09Maggio2018 The perks of the arrival training during your EVS


di Helene Viel, volontaria nell’ambito del progetto Youthquake

I have been in Italy for 2 months now doing an EVS project called Youthquake. And out of all the activities related to the EVS, the thing I liked the most was the arrival training I did a few weeks ago in Rome.

When you start an EVS, usually you are a little to completely lost. You discover a new country, meet new people, learn a new language. It’s quite a challenge!

About a month after my arrival in Italy, I had to do my arrival training in Rome. At first I did not think so much about it. I mean, I knew I would have fun for a week, because everyone in my organisation told me how great those training arrival is, but I didn’t have the full picture.
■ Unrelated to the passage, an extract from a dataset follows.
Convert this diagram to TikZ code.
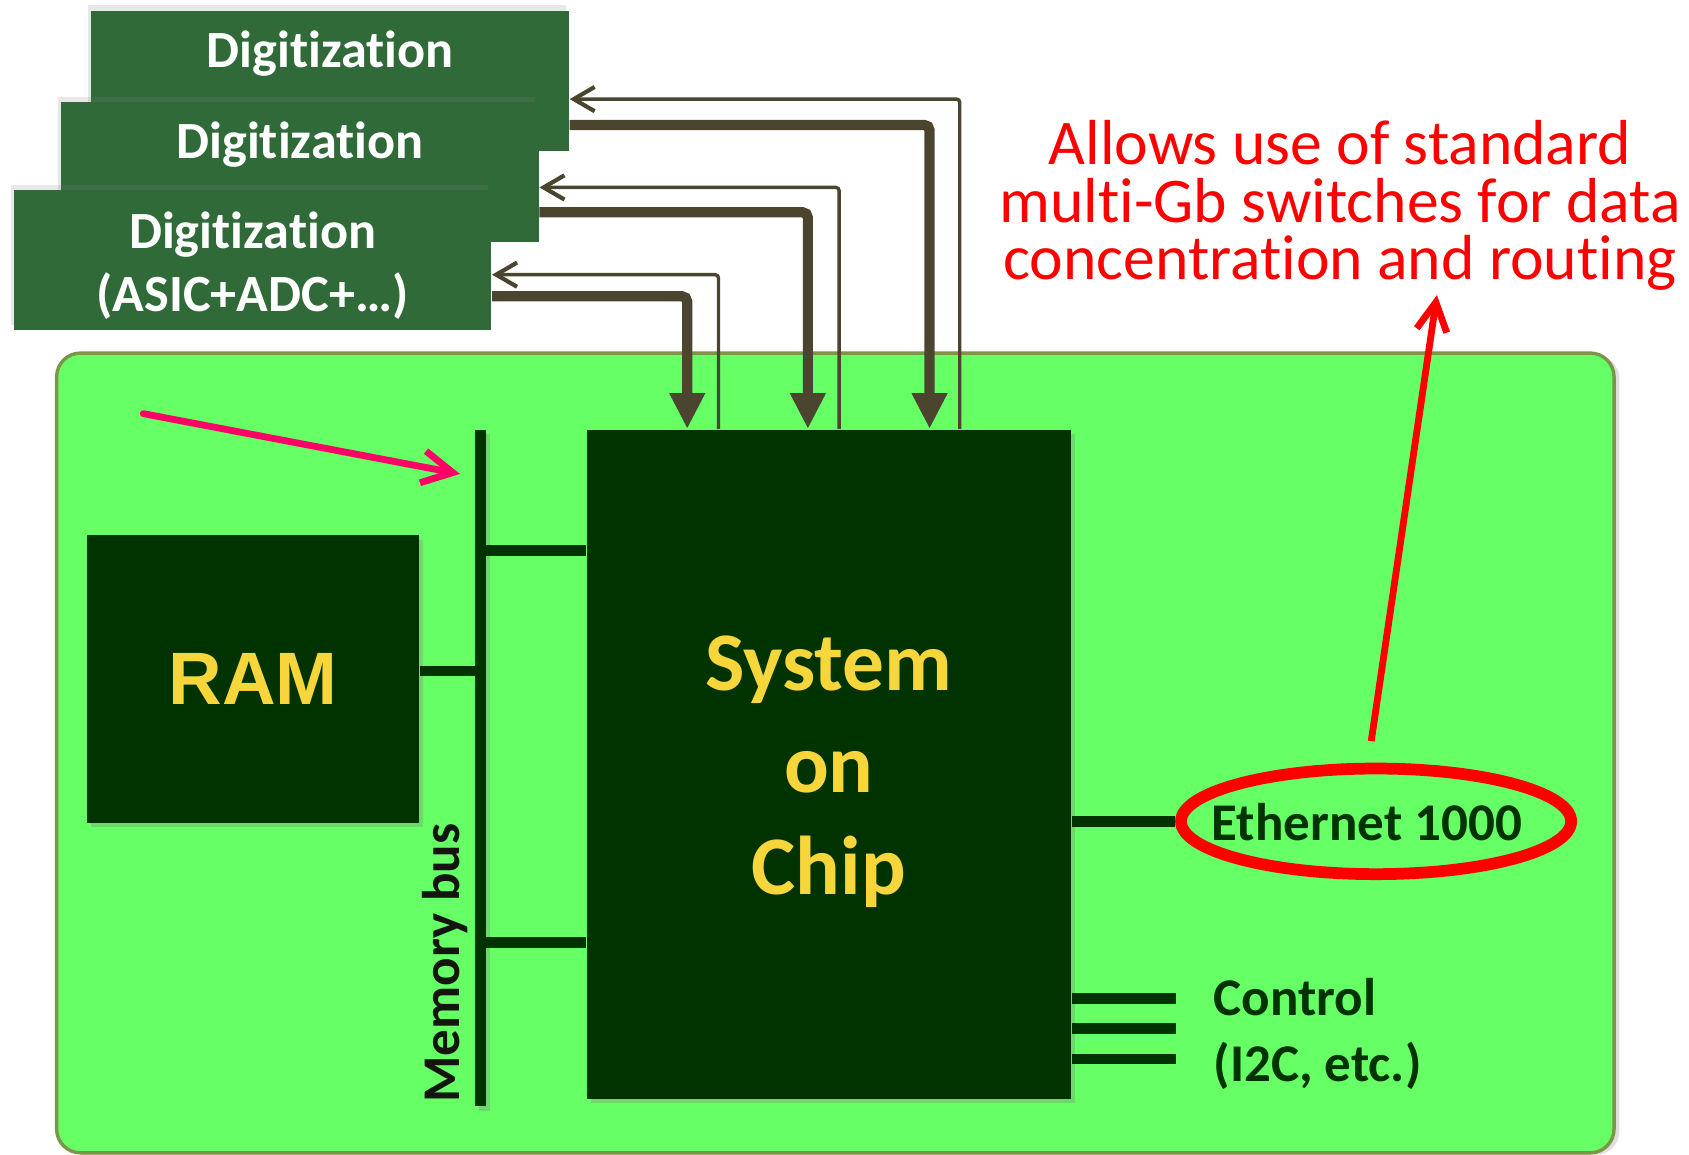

Well, now I have. So let me tell why as an EVS volunteer in Italy, I liked my arrival training so much, and why I think it is the best thing that can happen doing one’s EVS.


What is an EVS arrival training?

For a week, 30 people or so doing an EVS in one country meet in a hostel where they do all kind of activities relating to volunteering abroad, cultural shock, intercultural knowledge. They also receive intense Italian classes depending on their level of the language.

I was doing my training in Rome with 31 other people aged from 18 to 30, who came from Germany, Spain, Croatia, Portugal, Slovenia, Russia ( and many other countries but naming each one of them will take too long.

The all arrival training is intense because:

  1. you do so many different activities everyday
  2. you meet so many people
  3. you want to make the most of this experience and soak up in every moment, with all the other

But for me, the training was actually so much more important when it actually ended. Because it is when I realized that I made so many great friends that I could now rely on while in Italy ( even if we live hundreds of kilometers away from each other)


Why I liked the arrival training so much!

Of course I liked the training because of all the fun activities I did and all the things I learn doing this week.

But I really liked it so much because it was an opportunity for me to meet people, who just like me, have to deal with living in a different courtly (which can lead to some daily cultural shocks). I could speak about my fears, my apprehensions, but also my excitement of being an EVS volunteers in Italy.

But also, it gave me the opportunity to meet great people I can discover Italy with! And that’s probably the best thing!

Less than a week after the training was over, I met this wonderful girl from Bosnia who I bounded with doing the activities. We decided to spend the day in Bologna, quite far away from our respective cities, and discover together this beautiful city. It was so nice.

Then, only a week later, I had a couple days left from my vacation time. So I met 2 volunteers from Byelorussia and Greece in their eco-village in Liguria. It was so interesting because I was able to see what their project was and I learned so much about community life in an eco-village.

Lastly, I met two volunteers from Sweden and Armenia in L’Aquila, which happened to be the home town of one the arrival training facilitators; naturally we also met with her and she was kind enough to show us L’Aquila and explain us so much about this town that was badly hit by an earthquake in 2009.

With all the other volunteers I still haven’t met again, however we still manage to talk, even daily with some of them on Facebook. We share our experience, our doubts, everything, and still learn about each other culture, even hundreds of kilometers away from each other !

So to sum it all up, the arrival training is way more than the training itself. It is about meeting so many incredible people, from different cultures. It’s about making new friends, friends that you will be able to rely on in hard times, but also to share fun time with. It’s about making memories together, in one country, when we all come from so many different countries, and would have probably never met if it hadn’t been for the EVS training.